Serena is the first female African-American athlete to feature on the cover of Vogue Magazine and has her own Clothing line with Nike. Her written works are inspiring to female athletes and women with rampant insecurities alike. Driven in to philanthropy, The Serena Williams Foundation established the Serena Williams Secondary School in Matooni, Kenya and also grants college scholarships to underprivileged students in America every year. She is an active supporter and contributor to charitable organisations like Big Brothers Big Sisters and the Elton John AIDS Foundation. She is a great proprietor for equal pay for men and women, especially in the sporting world.

“Will I have to explain to my daughter that her brother is gonna make more money doing the exact same job because he’s a man? If they both played sports since they were three years old, they both worked just as hard, but because he’s a boy, they’re gonna give him more money?” she had once said in an interview with Glamour.
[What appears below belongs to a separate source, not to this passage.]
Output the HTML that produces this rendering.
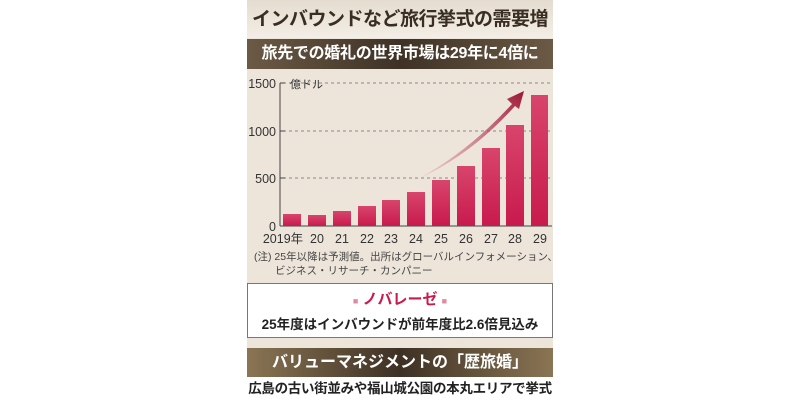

Williams is a perfect combination of hard-lined passion and absorbed ambition, tallied in with a pinch of humility and undaunted confidence in her ability to be the absolute best. She gives hope to women all over the world, struggling to deal with much insecurity and those trying to battle it out in a world and industry that is openly biased towards men – to win against all odds and leave your mark in the wall of fame. As she turns a year older but delightfully younger at heart, we know that this is a woman who’s here to stay.